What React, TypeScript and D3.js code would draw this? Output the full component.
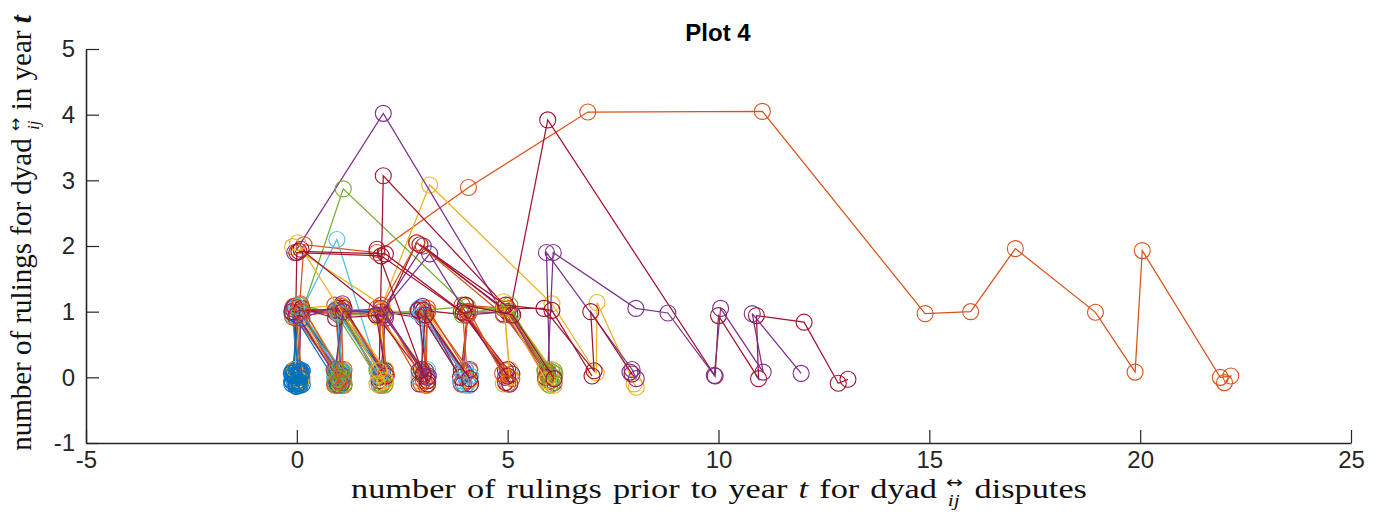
import React, { useEffect, useRef } from 'react';
import * as d3 from 'd3';

type Pt = [number, number];

const xTicks = [-5, 0, 5, 10, 15, 20, 25];
const yTicks = [-1, 0, 1, 2, 3, 4, 5];
const seriesColors = ['#0072BD', '#D95319', '#EDB120', '#7E2F8E', '#77AC30', '#4DBEEE', '#A2142F'];

// each dyad: [rulings prior to year t, rulings in year t] per year (jittered as in the figure)
const blueDyads: Pt[][] = [
  [[0.02, 0.05], [-0.08, -0.03], [0.1, 0.08], [-0.05, -0.1], [0.07, 0.12]],
  [[-0.1, 0.1], [0.05, -0.06], [-0.03, 0.93], [1.04, 0.05], [0.95, -0.08]],
  [[0.08, -0.12], [-0.06, 0.02], [0.12, -0.04], [0.0, 0.14], [-0.11, -0.07]],
  [[-0.12, -0.05], [0.04, 1.06], [1.08, -0.02], [0.92, 0.1], [1.02, -0.1]],
  [[0.1, 0.03], [-0.02, -0.09], [-0.1, 0.06], [0.06, 0.0], [0.13, -0.11]],
  [[0.0, -0.13], [-0.07, 0.11], [0.09, 0.95], [1.05, 0.12], [0.9, 0.0]],
  [[0.06, -0.08], [-0.1, 0.98], [0.98, -0.12], [1.1, 0.02], [0.92, 1.02], [2.04, 0.1]],
  [[-0.13, 0.06], [0.13, 0.1], [-0.02, -0.14], [0.04, 0.08]],
  [[-0.04, 0.0], [0.08, 0.1], [-0.12, -0.1], [0.03, -0.05], [0.11, 0.05], [-0.09, 0.03], [0.05, -0.12]],
];

const orangeDyads: Pt[][] = [
  [[-0.05, 0.08], [0.17, 2.02], [1.9, 1.9], [4.07, 2.89], [6.9, 4.04], [11.04, 4.05], [14.9, 0.97], [15.98, 1.0],
    [17.04, 1.96], [18.94, 0.99], [19.88, 0.08], [20.05, 1.93], [21.9, 0.0], [22.15, 0.02], [22.0, -0.08]],
  [[0.05, 0.1], [-0.1, 1.04], [0.95, 0.08], [1.1, -0.05], [0.88, 0.12]],
  [[0.1, 0.97], [1.05, 0.02], [0.9, 1.1], [2.05, -0.08], [1.95, 0.06]],
  [[-0.08, 1.08], [1.08, 0.95], [2.1, 0.1], [1.9, 1.05], [2.95, -0.1]],
  [[0.12, 0.0], [-0.02, 0.9], [1.12, -0.12], [0.94, 0.12], [1.06, 1.02], [2.0, -0.12]],
  [[2.9, 1.05], [4.05, -0.05], [3.92, 1.1], [5.0, 1.05], [5.95, 0.03]],
  [[-0.1, 0.92], [0.9, 1.0], [1.9, 0.95], [2.85, 2.05], [4.9, 0.95], [5.9, 0.1]],
  [[3.0, -0.05], [3.1, 1.0], [4.1, 0.1], [3.9, -0.1], [4.05, 0.95], [5.1, -0.02]],
  [[0.08, 1.12], [1.1, 0.0], [1.05, 1.08], [2.12, 0.04], [2.0, 1.1], [3.06, -0.12], [3.1, 1.05], [4.0, 0.12]],
  [[0.13, 1.0], [1.0, -0.06], [0.9, -0.12], [1.12, 0.12]],
  [[4.1, 1.0], [5.0, -0.1], [4.88, 0.06]],
];

const yellowDyads: Pt[][] = [
  [[-0.1, 1.99], [2.02, 1.1], [3.15, 2.93], [6.05, 1.12], [7.1, 0.07], [7.12, 1.14], [8.0, -0.1], [8.05, -0.15]],
  [[0.05, -0.1], [0.1, 1.1], [1.05, 0.1], [0.95, -0.12], [1.1, 1.05], [2.1, -0.1]],
  [[1.95, -0.12], [2.1, 0.05], [2.0, 1.0], [3.05, 0.1], [2.9, -0.05]],
  [[4.9, -0.1], [5.05, 0.12], [4.9, 1.15], [6.05, 0.12], [5.95, -0.1]],
  [[0.05, 1.05], [1.05, 1.1], [2.1, 0.12], [2.05, 1.02], [3.1, 0.98], [4.1, -0.05]],
  [[0.1, -0.05], [-0.05, 0.12], [0.08, 0.95], [1.02, -0.1], [1.1, 0.1]],
  [[1.92, 0.92], [2.98, 0.12], [3.1, -0.12]],
  [[5.05, 0.0], [4.92, 1.05], [5.92, -0.05], [6.1, -0.12]],
  [[0.02, 2.05], [1.95, 0.1], [2.1, -0.05], [1.9, -0.1]],
];

const purpleDyads: Pt[][] = [
  [[-0.05, 1.9], [2.05, 4.02], [4.9, 0.97], [5.95, 0.05], [6.1, -0.08]],
  [[0.0, 0.1], [-0.1, 1.05], [1.0, 0.95], [2.0, 1.0], [3.0, 2.0], [5.05, 0.95], [5.95, 0.08], [6.08, 1.9], [8.04, 1.05],
    [8.8, 0.98], [9.9, 0.03], [10.05, 1.05], [11.06, 0.08], [10.8, 0.97], [11.96, 0.06]],
  [[0.05, 0.0], [0.1, 1.0], [1.0, 1.0], [2.0, 1.0], [3.0, 0.95], [3.95, 0.1], [4.05, 0.95], [5.0, 1.0], [6.0, -0.05],
    [5.92, 1.9], [7.95, 0.12], [8.05, -0.02], [7.9, 0.08]],
  [[0.0, -0.1], [0.1, 0.05], [-0.05, 1.08], [1.05, 0.02], [0.95, -0.1]],
  [[2.9, -0.1], [3.05, 0.1], [3.1, -0.05], [2.95, 1.05], [4.0, 0.05], [3.9, -0.1]],
  [[1.95, 0.95], [3.15, 1.88], [4.95, 0.0], [5.05, -0.1]],
  [[2.98, 1.08], [3.95, -0.1], [4.1, 0.12]],
  [[0.12, 0.9], [1.08, 1.12], [2.0, 0.1], [2.1, 0.9], [3.12, 0.02]],
  [[0.0, 0.95], [1.0, -0.05], [0.9, 0.1], [1.1, 1.0], [2.0, 1.05], [3.1, 0.0], [2.9, 0.1]],
];

const greenDyads: Pt[][] = [
  [[0.1, 0.95], [1.1, 2.87], [4.0, 1.1], [5.0, 1.0], [6.0, 0.05], [5.9, -0.05], [6.1, 0.1], [6.05, -0.1]],
  [[0.0, 0.05], [0.1, 1.0], [1.05, 0.1], [0.95, -0.05], [1.05, -0.12], [1.1, 0.05]],
  [[0.95, 0.0], [1.1, 0.08], [0.9, -0.1], [1.0, 0.12], [1.08, -0.08]],
  [[5.0, 1.05], [6.1, 0.0], [5.95, 0.12], [6.0, -0.12], [6.12, 0.05]],
  [[0.05, 1.1], [1.1, 0.95], [2.0, 0.95], [3.0, 1.02], [4.05, 1.08], [5.1, 0.98], [6.05, 0.08]],
  [[0.9, 1.0], [2.0, -0.1], [1.9, 0.1]],
  [[3.92, 0.95], [5.05, 1.1], [6.02, -0.06], [5.88, 0.1]],
  [[1.0, 0.98], [1.95, 0.12], [2.08, -0.12]],
  [[1.0, 0.02], [0.92, 0.1], [1.12, -0.1], [0.98, -0.02], [1.05, 0.09], [0.9, -0.08]],
];

const cyanDyads: Pt[][] = [
  [[0.1, 1.0], [0.95, 2.1], [1.9, 0.15], [2.0, -0.05]],
  [[0.0, 0.1], [-0.1, 0.95], [0.95, 1.05], [2.0, 1.0], [2.85, 1.0], [3.95, 0.1], [4.05, -0.1]],
  [[0.05, -0.05], [0.12, 0.1], [-0.05, -0.12]],
  [[1.0, 0.05], [1.1, 0.95], [2.1, 0.05], [1.95, -0.1]],
  [[0.1, 0.92], [1.0, 0.1], [1.05, -0.05]],
  [[3.0, 0.08], [2.9, 1.05], [3.95, 0.05], [4.1, -0.12]],
  [[2.9, 0.0], [3.1, 0.12], [2.95, 0.95], [4.0, -0.12]],
  [[0.0, 1.08], [1.08, 0.1], [0.95, 1.0], [1.95, 0.02]],
  [[4.0, 0.12], [3.88, -0.05], [4.12, 0.02]],
];

const redDyads: Pt[][] = [
  [[0.05, 1.05], [0.95, 1.0], [2.0, 1.0], [3.0, 0.9], [3.9, 0.1], [4.05, 1.0], [5.05, 0.98], [5.95, 3.92], [9.92, 0.02],
    [10.0, 0.94], [10.95, -0.02], [10.9, 0.94], [12.03, 0.84], [12.84, -0.09], [13.07, -0.03]],
  [[-0.05, 0.1], [0.0, 1.9], [2.0, 1.85], [3.9, 1.0], [4.95, 0.1], [5.05, -0.1]],
  [[1.95, 0.0], [2.05, 3.07], [5.0, 1.05], [5.86, 1.05], [7.05, 0.1], [6.97, 1.0], [7.95, 0.05]],
  [[0.0, 0.95], [1.05, -0.1], [1.0, 1.05], [1.95, -0.05], [2.1, 0.1]],
  [[0.1, 1.95], [2.05, 0.95], [2.84, 2.05], [4.9, 1.05], [5.9, 0.0]],
  [[3.0, 1.02], [4.0, 0.95], [5.0, 0.12], [4.95, -0.08], [5.1, 0.05]],
  [[0.12, 1.05], [0.92, 0.9], [2.1, 0.95], [3.1, -0.05], [2.88, 1.02], [3.88, 0.0], [4.12, -0.1]],
  [[-0.12, 1.0], [1.12, 1.05], [2.12, 0.02], [1.88, 0.95], [3.0, 0.02]],
  [[1.9, 1.95], [3.0, 0.05], [3.1, -0.1], [2.95, 0.12], [3.05, 0.95], [4.1, -0.02]],
  [[0.05, 1.92], [2.1, 1.88], [3.95, 0.98], [5.0, 0.02]],
  [[4.0, 1.1], [5.12, 0.95], [6.1, -0.02]],
  [[2.92, 2.02], [4.95, 1.1], [6.05, 1.02], [7.0, 0.02]],
];

const W = 1384;
const H = 527;
const axisColor = '#262626';
const serif = '"Liberation Serif", "Times New Roman", serif';

const App: React.FC = () => {
  const xAxisRef = useRef<SVGGElement>(null);
  const yAxisRef = useRef<SVGGElement>(null);

  const x = d3.scaleLinear().domain([-5, 25]).range([86, 1351]);
  const y = d3.scaleLinear().domain([-1, 5]).range([443, 49]);

  const line = d3.line<Pt>().x(d => x(d[0])).y(d => y(d[1]));

  // plot order follows the MATLAB colour cycle
  const groups = [blueDyads, orangeDyads, yellowDyads, purpleDyads, greenDyads, cyanDyads, redDyads];
  const maxLen = d3.max(groups, g => g.length) || 0;
  const series: { pts: Pt[]; color: string }[] = [];
  for (let k = 0; k < maxLen; k++) {
    groups.forEach((g, c) => {
      if (g[k]) series.push({ pts: g[k], color: seriesColors[c] });
    });
  }

  useEffect(() => {
    document.body.style.margin = '0';

    const fmt = (d: d3.NumberValue) => String(d);
    const xAxis = d3.select(xAxisRef.current!);
    xAxis.call(d3.axisBottom(x).tickValues(xTicks).tickFormat(fmt).tickSizeInner(-13).tickSizeOuter(0).tickPadding(8));
    const yAxis = d3.select(yAxisRef.current!);
    yAxis.call(d3.axisLeft(y).tickValues(yTicks).tickFormat(fmt).tickSizeInner(-13).tickSizeOuter(0).tickPadding(11));

    [xAxis, yAxis].forEach(a => {
      a.attr('font-family', '"Liberation Sans", Arial, sans-serif').attr('font-size', 24);
      a.select('.domain').attr('stroke', axisColor).attr('stroke-width', 1.6);
      a.selectAll('.tick line').attr('stroke', axisColor).attr('stroke-width', 1.2);
      a.selectAll('.tick text').attr('fill', axisColor);
    });
  }, []);

  return (
    <svg width={W} height={H} style={{ display: 'block', background: '#fff' }}>
      <text x={718} y={41} textAnchor="middle" fontFamily='"Liberation Sans", Arial, sans-serif'
        fontWeight="bold" fontSize={24} fill="#000">Plot 4</text>

      {series.map((s, i) => (
        <g key={i}>
          <path d={line(s.pts) || ''} fill="none" stroke={s.color} strokeWidth={1.25} />
          {s.pts.map((p, j) => (
            <circle key={j} cx={x(p[0])} cy={y(p[1])} r={8} fill="none" stroke={s.color} strokeWidth={1.1} />
          ))}
        </g>
      ))}

      <g ref={xAxisRef} transform={`translate(0,${y(-1)})`} />
      <g ref={yAxisRef} transform={`translate(${x(-5)},0)`} />

      <text transform="translate(719,498) scale(1.27,1)" textAnchor="middle" fontFamily={serif} fontSize={27}
        wordSpacing={2} fill="#111">
        number of rulings prior to year <tspan fontStyle="italic">t</tspan> for dyad
        <tspan dx={7} dy={-10} fontSize={16} fontFamily='"DejaVu Sans", sans-serif'>↔</tspan>
        <tspan dx={-12} dy={18} fontSize={17} fontStyle="italic">ij</tspan>
        <tspan dx={3} dy={-8}> disputes</tspan>
      </text>

      <text transform="translate(31,233) rotate(-90)" textAnchor="middle"
        fontFamily={serif} fontSize={29} fill="#111">
        number of rulings for dyad
        <tspan dx={7} dy={-10} fontSize={16} fontFamily='"DejaVu Sans", sans-serif'>↔</tspan>
        <tspan dx={-12} dy={18} fontSize={17} fontStyle="italic">ij</tspan>
        <tspan dx={3} dy={-8}> in year </tspan>
        <tspan fontStyle="italic" fontWeight="bold">t</tspan>
      </text>
    </svg>
  );
};

export default App;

◆ ◆ ◆ ◆ ◆ ◆ ◆

Objective: Each line from the top of the material through the line containing "type Pt = [number, number];" should be reproduced exactly; please drop any images.

Finished task:
What React, TypeScript and D3.js code would draw this? Output the full component.
import React, { useEffect, useRef } from 'react';
import * as d3 from 'd3';

type Pt = [number, number];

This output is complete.